Ferroviária exorciza fantasmas e conquista acesso ao vencer decisão na Fonte
O segundo acesso consecutivo no âmbito nacional na história da Locomotiva consolidou-se com a vitória diante do Ypiranga-RS por 4 a 2, no sábado, 5 de outubro de 2024, véspera da eleição municipal, no Estádio Fonte Luminosa com 7.130 pagantes. Em 2023, o acesso da Série D para a Série C havia ocorrido no sertão da Paraíba, em Sousa, contra o Sousa, com empate por 1 a 1.
Ao longo de sua história, foram raras as oportunidades em que a Ferroviária deu alegrias ao torcedor em partidas decisivas disputadas na Fonte Luminosa. Diversos títulos e acessos foram conquistados fora de Araraquara. Algumas exceções recentes ocorreram em 2007 (acesso para a A2 do Paulista), 2015 (jogo de entrega da taça da A2 e acesso ao Paulistão A1) e em 2017 (título da Copa Paulista após disputa nos pênaltis). Em 2024, mais uma festa em casa.

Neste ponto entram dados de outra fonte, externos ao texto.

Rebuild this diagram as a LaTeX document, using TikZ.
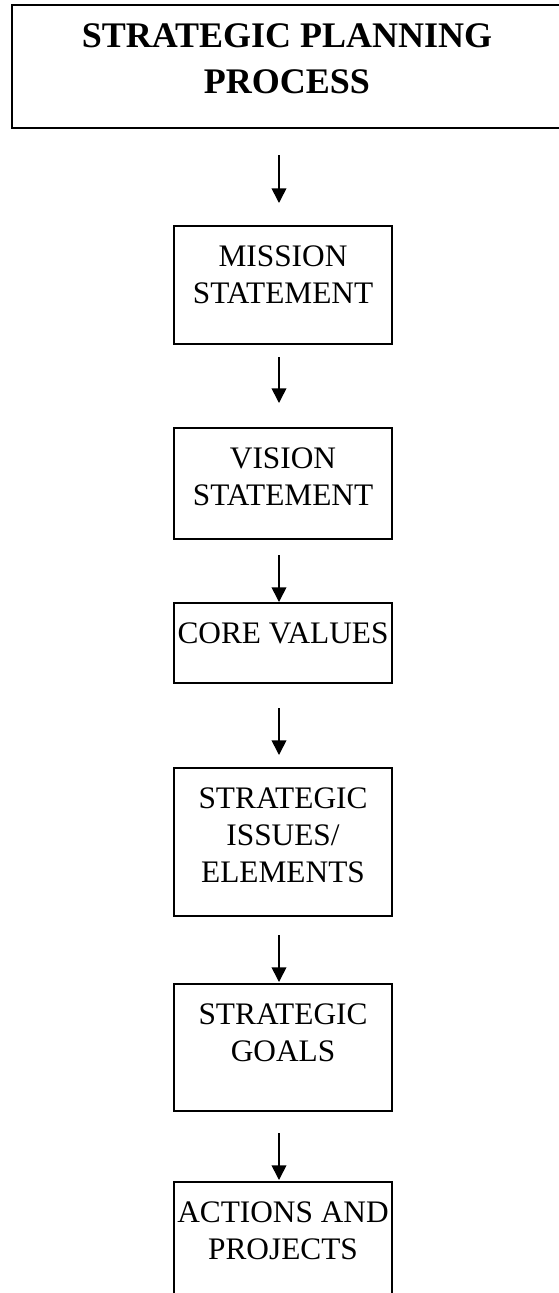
\documentclass[tikz,border=0pt]{standalone}
\usepackage{fontspec}
\setmainfont{Liberation Serif}
\usetikzlibrary{positioning,arrows.meta}

\begin{document}
\begin{tikzpicture}[
  x=0.75pt, y=-0.75pt,
  stage/.style   = {rectangle, draw, line width=1.5pt, outer sep=0pt, inner xsep=2pt, inner ysep=0pt, minimum width=163.5pt, align=center, font=\fontsize{23.5}{28}\selectfont},
  heading/.style = {stage, minimum width=412.5pt, font=\bfseries\fontsize{27}{34.5}\selectfont},
  flow/.style    = {line width=1.2pt, -{Triangle[width=11pt,length=11pt]}},
  ]
  \useasboundingbox (0,0) rectangle (558,1293);
  % planning steps (text height counts down to the last line)
  \node[heading, text height=66pt, text depth=26.25pt, anchor=north] (plan) at (287,5) {STRATEGIC PLANNING\\PROCESS};
  \node[stage, text height=58pt, text depth=30.5pt, below=73.5pt of plan, xshift=-3pt] (mission) {MISSION\\STATEMENT};
  \node[stage, text height=58pt, text depth=25.25pt, below=63pt of mission] (vision) {VISION\\STATEMENT};
  \node[stage, text height=30pt, text depth=30pt, below=48pt of vision] (values) {CORE VALUES};
  \node[stage, text height=86pt, text depth=25pt, below=63.75pt of values] (issues) {STRATEGIC\\ISSUES/\\ELEMENTS};
  \node[stage, text height=58pt, text depth=37.25pt, below=51pt of issues] (goals) {STRATEGIC\\GOALS};
  \node[stage, text height=58pt, text depth=35pt, below=53.25pt of goals] (actions) {ACTIONS AND\\PROJECTS};
  % arrows between the steps
  \draw[flow] ([xshift=-6pt, yshift=-20.25pt]plan.south) -- ([xshift=-3pt, yshift=17.25pt]mission.north);
  \draw[flow] ([xshift=-3pt, yshift=-9.75pt]mission.south) -- ([xshift=-3pt, yshift=18.75pt]vision.north);
  \draw[flow] ([xshift=-3pt, yshift=-12pt]vision.south) -- ([xshift=-3pt, yshift=0.75pt]values.north);
  \draw[flow] ([xshift=-3pt, yshift=-18.75pt]values.south) -- ([xshift=-3pt, yshift=9.75pt]issues.north);
  \draw[flow] ([xshift=-3pt, yshift=-14.25pt]issues.south) -- ([xshift=-3pt, yshift=1.5pt]goals.north);
  \draw[flow] ([xshift=-3pt, yshift=-16.5pt]goals.south) -- ([xshift=-3pt, yshift=1.5pt]actions.north);
\end{tikzpicture}
\end{document}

75 anos de lutas e conquistas
Desde a fundação – 12 de abril de 1950 – a Ferroviária passa por mudanças administrativas. Surgiu como clube empresa tendo no corpo associativo funcionários da Estrada de Ferro e também diretores oriundos da ferroviária. A partir dos anos 1970, a direção e o quadro social envolveu toda a sociedade civil araraquarense. No começo do século o clube se tornou uma Sociedade Anônima – Ferroviária SA -, e mais recentemente em Sociedade Anônima Futebol, a SAF, primeiro com grupo de Saul Klein, e desde o final de 2022 com a gestão Bertolucci.
Vale destacar a visibilidade que o futebol feminino, com as “Guerreiras Grenás”, proporciona à marca do clube com conquistas estaduais, nacionais e internacionais.
Araraquara 208 anos merece aplausos, vibrações positivas da torcida grená e muitas vitórias da Locomotiva nos gramados e na comunidade.